According to a new survey commissioned by Democracy Corps and Women's Voices Women's Vote Action Fund - both Democratic groups - just 38 percent of voters oppose the law because they see it as government overreach.
"While likely voters divide evenly on the plan, 8 percent oppose the law because it does not go far enough," wrote pollsters Stan Greenberg, James Carville and Erica Seifert in a memo accompanying the poll release. "As a result, just 38 percent oppose the law because it is big government."
And as the law nears full implementation, strong opposition is dropping – down 10 percent since 2010 to 34 percent – thanks to popular provisions that have been rolled out early.
"The biggest shifts on favorability since 2010 come not from partisans but from independents and key groups, including unmarried women, white non-college [educated] voters and seniors," the memo said. "These are also the groups most likely to report that they are seeing the benefits of the law. This is not being driven by partisans aligning their views; this is being driven by the relevance of the changes to people's lives."
The law is even making inroads within Republican held districts.
"A plurality of voters in Republican-held House districts and a quarter of those voting Republican say they are less likely to support their Republican incumbents shutting down the government because of Obamacare," the pollsters wrote. "Opponents of the Affordable Care Act could pay a very high price in 2014 and for a generation."
That is in stark contrast to 2010 when Republicans swept into control of the House on the backs of widespread angst regarding the sweeping reform law.

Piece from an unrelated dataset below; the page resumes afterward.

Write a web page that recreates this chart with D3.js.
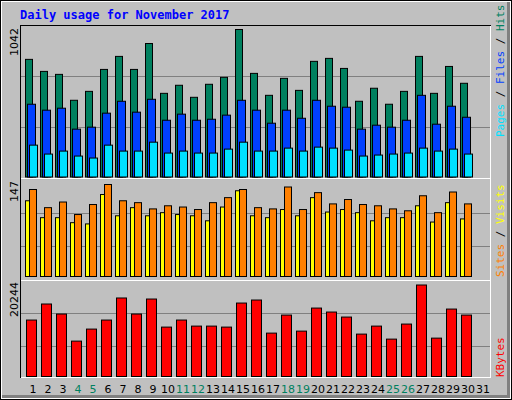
<!DOCTYPE html>
<html><head><meta charset="utf-8">
<script src="https://cdn.jsdelivr.net/npm/d3@7/dist/d3.min.js"></script>
<style>body{margin:0;background:#fff}svg{display:block}</style>
</head><body><svg id="c" width="512" height="400"></svg>
<script>
const days = d3.range(1,32);
const weekend = [4,5,11,12,18,19,25,26];
const hits = [831,746,725,542,605,760,852,760,943,591,648,563,655,704,1042,732,577,697,612,817,838,767,535,627,514,605,852,591,781,662];
const files = [514,472,486,338,352,451,535,458,549,401,444,401,408,437,542,472,380,472,415,542,500,493,338,366,352,401,577,373,500,422];
const pages = [225,162,183,148,134,225,183,183,246,169,183,169,169,197,246,183,183,204,183,211,204,190,148,155,162,169,204,183,197,162];
const sites = [121,94,94,86,84,131,97,110,97,102,99,97,89,111,137,97,94,107,97,126,103,107,102,89,94,94,113,87,118,92];
const visits = [139,110,119,99,115,147,121,118,108,113,111,107,118,126,139,110,108,143,107,134,116,123,115,113,108,105,129,102,135,116];
const kbytes = [12490,16040,13820,7830,10490,12490,17370,13820,17140,10930,12490,11150,11150,10930,16250,16920,9600,13590,10040,15140,14260,13150,9380,11150,8270,11600,20244,8490,14920,13590];

const svg = d3.select("#c");
// outer frame
svg.append("rect").attr("x",0).attr("y",0).attr("width",512).attr("height",400).attr("fill","#000");
svg.append("rect").attr("x",1).attr("y",1).attr("width",510).attr("height",398).attr("fill","#fff");
svg.append("rect").attr("x",2).attr("y",2).attr("width",508).attr("height",396).attr("fill","#808080");
svg.append("rect").attr("x",2).attr("y",2).attr("width",505).attr("height",393).attr("fill","#c0c0c0");

svg.append("text").attr("x",20).attr("y",19).attr("fill","#0000ff")
  .attr("font-family","DejaVu Sans Mono").attr("font-weight","bold").attr("font-size",12)
  .text("Daily usage for November 2017");

const x = d3.scaleLinear().domain([1,31]).range([25,475]);
// plot frame
svg.append("rect").attr("x",20.5).attr("y",25.5).attr("width",470).attr("height",352).attr("fill","none").attr("stroke","#fff");
svg.append("line").attr("x1",20.5).attr("x2",20.5).attr("y1",25).attr("y2",378).attr("stroke","#000");
svg.append("line").attr("x1",20).attr("x2",491).attr("y1",25.5).attr("y2",25.5).attr("stroke","#000");
[178.5,280.5].forEach(y=>svg.append("line").attr("x1",21).attr("x2",491).attr("y1",y).attr("y2",y).attr("stroke","#fff"));

function panel(top,bottom,max,grid,series){
  const y=d3.scaleLinear().domain([0,max]).range([bottom,top]);
  grid.forEach(g=>svg.append("line").attr("x1",21).attr("x2",490).attr("y1",g+.5).attr("y2",g+.5).attr("stroke","#808080"));
  series.forEach(s=>{
    svg.append("g").selectAll("rect").data(s.v).join("rect")
      .attr("x",(d,i)=>x(i+1)+s.off+.5).attr("width",s.w)
      .attr("y",d=>y(d)+.5).attr("height",d=>bottom-y(d))
      .attr("fill",s.c).attr("stroke","#000");
  });
}
panel(29,176.5,1042,[76,127],[
  {v:hits,c:"#00805f",off:0,w:7},
  {v:files,c:"#0040ff",off:2,w:8},
  {v:pages,c:"#00e0ff",off:4,w:8}]);
panel(184,276,147,[213,246],[
  {v:sites,c:"#ffff00",off:0,w:7},
  {v:visits,c:"#ff8000",off:4,w:7}]);
panel(284.5,376,20244,[313,346],[
  {v:kbytes,c:"#ff0000",off:1,w:10}]);

// left max labels
[[1042,28],[147,181],[20244,282]].forEach(([t,y])=>{
  svg.append("text").attr("transform",`translate(18,${y}) rotate(-90)`).attr("text-anchor","end")
   .attr("font-family","DejaVu Sans").attr("font-size",11).attr("fill","#000").text(t);
});
// right legends
function legend(y,parts){
  const t=svg.append("text").attr("transform",`translate(504,${y}) rotate(-90)`)
   .attr("font-family","DejaVu Sans Mono").attr("font-size",11);
  parts.forEach(([s,c])=>t.append("tspan").attr("fill",c).text(s));
}
legend(137,[["Pages","#00e0ff"],[" / ","#000"],["Files","#0040ff"],[" / ","#000"],["Hits","#00805f"]]);
legend(277,[["Sites","#ff8000"],[" / ","#000"],["Visits","#ffff00"]]);
legend(377,[["KBytes","#ff0000"]]);

svg.append("g").selectAll("text").data(days).join("text")
  .attr("x",d=>x(d)+8).attr("y",393).attr("text-anchor","middle")
  .attr("font-family","DejaVu Sans").attr("font-size",11)
  .attr("fill",d=>weekend.includes(d)?"#00805f":"#000").text(d=>d);
</script></body></html>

The poll also showed the recent Republican effort to defund or dismantle Obamacare that resulted in a government shutdown and brought the country to the brink of a credit default will harm Republicans going forward.

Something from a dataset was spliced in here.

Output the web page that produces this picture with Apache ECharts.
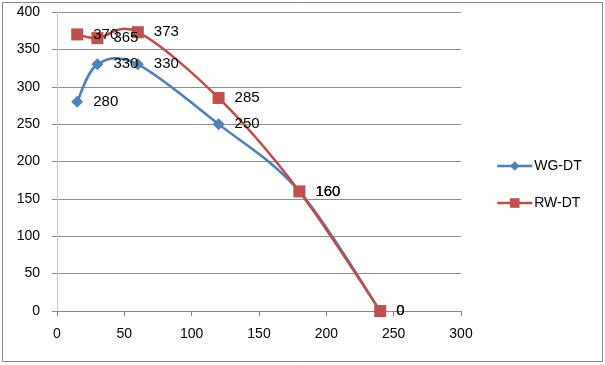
<!DOCTYPE html>
<html><head><meta charset="utf-8">
<script src="https://cdn.jsdelivr.net/npm/echarts@6/dist/echarts.min.js"></script>
<style>html,body{margin:0;padding:0;background:#fff}#c{width:605px;height:365px}</style>
</head><body><div id="c"></div>
<script>
const xValues = [15, 30, 60, 120, 180, 240];
const wgDT = [280, 330, 330, 250, 160, 0];
const rwDT = [370, 365, 373, 285, 160, 0];
const seriesNames = ['WG-DT', 'RW-DT'];
const xTicks = [0, 50, 100, 150, 200, 250, 300];
const yTicks = [0, 50, 100, 150, 200, 250, 300, 350, 400];

const pairs = (xs, ys) => xs.map((x, i) => [x, ys[i]]);
const font = 'Liberation Sans, Arial, sans-serif';
const BLUE = '#4A7EBB', RED = '#BE4B48';

// Excel-like smoothed line (Catmull-Rom Bezier) drawn through the chart's own scales
function smoothCurve(data, color, z) {
  return {
    type: 'custom', data: data, z: z, silent: true,
    renderItem: function (params, api) {
      if (params.dataIndex !== 0) return null;
      const p = data.map(d => api.coord(d));
      const n = p.length;
      const children = [];
      for (let i = 0; i < n - 1; i++) {
        const p0 = p[Math.max(i - 1, 0)], p1 = p[i], p2 = p[i + 1], p3 = p[Math.min(i + 2, n - 1)];
        children.push({
          type: 'bezierCurve',
          shape: {
            x1: p1[0], y1: p1[1], x2: p2[0], y2: p2[1],
            cpx1: p1[0] + (p2[0] - p0[0]) / 6, cpy1: p1[1] + (p2[1] - p0[1]) / 6,
            cpx2: p2[0] - (p3[0] - p1[0]) / 6, cpy2: p2[1] - (p3[1] - p1[1]) / 6
          },
          style: {stroke: color, lineWidth: 2.5, fill: null, lineCap: 'round'}
        });
      }
      return {type: 'group', children: children};
    }
  };
}

const labelCfg = {show: true, position: 'right', distance: 10, fontFamily: font, fontSize: 15, color: '#000'};
const chart = echarts.init(document.getElementById('c'), null, {renderer: 'canvas'});
chart.setOption({
  animation: false,
  backgroundColor: '#fff',
  graphic: [{type: 'rect', shape: {x: 2.5, y: 2.5, width: 600, height: 359}, style: {fill: 'none', stroke: '#8a8a8a', lineWidth: 1}, silent: true}],
  grid: {left: 57, right: 144, top: 12, bottom: 54},
  legend: {
    orient: 'vertical', left: 496, top: 159, padding: 0, itemGap: 23, itemWidth: 35, itemHeight: 12,
    textStyle: {fontFamily: font, fontSize: 14, color: '#000', padding: [0, 0, 0, -3]},
    data: [
      {name: seriesNames[0], lineStyle: {color: BLUE, width: 2.5, opacity: 1}},
      {name: seriesNames[1], lineStyle: {color: RED, width: 2.5, opacity: 1}}
    ]
  },
  xAxis: {
    type: 'value', min: xTicks[0], max: xTicks[xTicks.length - 1], interval: 50,
    axisLine: {show: true, lineStyle: {color: '#868686'}},
    axisTick: {show: true, length: 5, lineStyle: {color: '#868686'}},
    axisLabel: {fontFamily: font, fontSize: 14, color: '#000', margin: 16},
    splitLine: {show: false}
  },
  yAxis: {
    type: 'value', min: yTicks[0], max: yTicks[yTicks.length - 1], interval: 50,
    axisLine: {show: true, lineStyle: {color: '#c8c8c8'}},
    axisTick: {show: true, length: 5, lineStyle: {color: '#868686'}},
    axisLabel: {fontFamily: font, fontSize: 14, color: '#000', margin: 17},
    splitLine: {show: true, lineStyle: {color: '#8c8c8c', width: 1}}
  },
  series: [
    smoothCurve(pairs(xValues, wgDT), BLUE, 2),
    smoothCurve(pairs(xValues, rwDT), RED, 3),
    {
      name: seriesNames[0], type: 'line', data: pairs(xValues, wgDT),
      symbol: 'diamond', symbolSize: 12,
      lineStyle: {color: BLUE, width: 2.5, opacity: 0},
      itemStyle: {color: '#4F81BD'},
      label: labelCfg, z: 4
    },
    {
      name: seriesNames[1], type: 'line', data: pairs(xValues, rwDT),
      symbol: 'rect', symbolSize: 12,
      lineStyle: {color: RED, width: 2.5, opacity: 0},
      itemStyle: {color: '#C0504D'},
      label: labelCfg, z: 5
    }
  ]
});
</script></body></html>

"Republicans are already paying the price – in Republican districts, nearly half, 47 percent, say they are less likely to vote for the Republican incumbent," according to the memo. "Even among those who currently support their Republican incumbents, [about] a quarter, 23 percent, say they are less likely to vote for their GOP representatives because of the shutdown — 10 percent say much less likely."
The poll surveyed 860 likely voters from Oct. 6-8 and has a margin of error of plus or minus 3.18 percent.
Though Democrats might be encouraged by the current polling results, their fortunes may turn again with the attention shifting from the shutdown controversy to the rocky rollout of the health insurance marketplaces known as exchanges.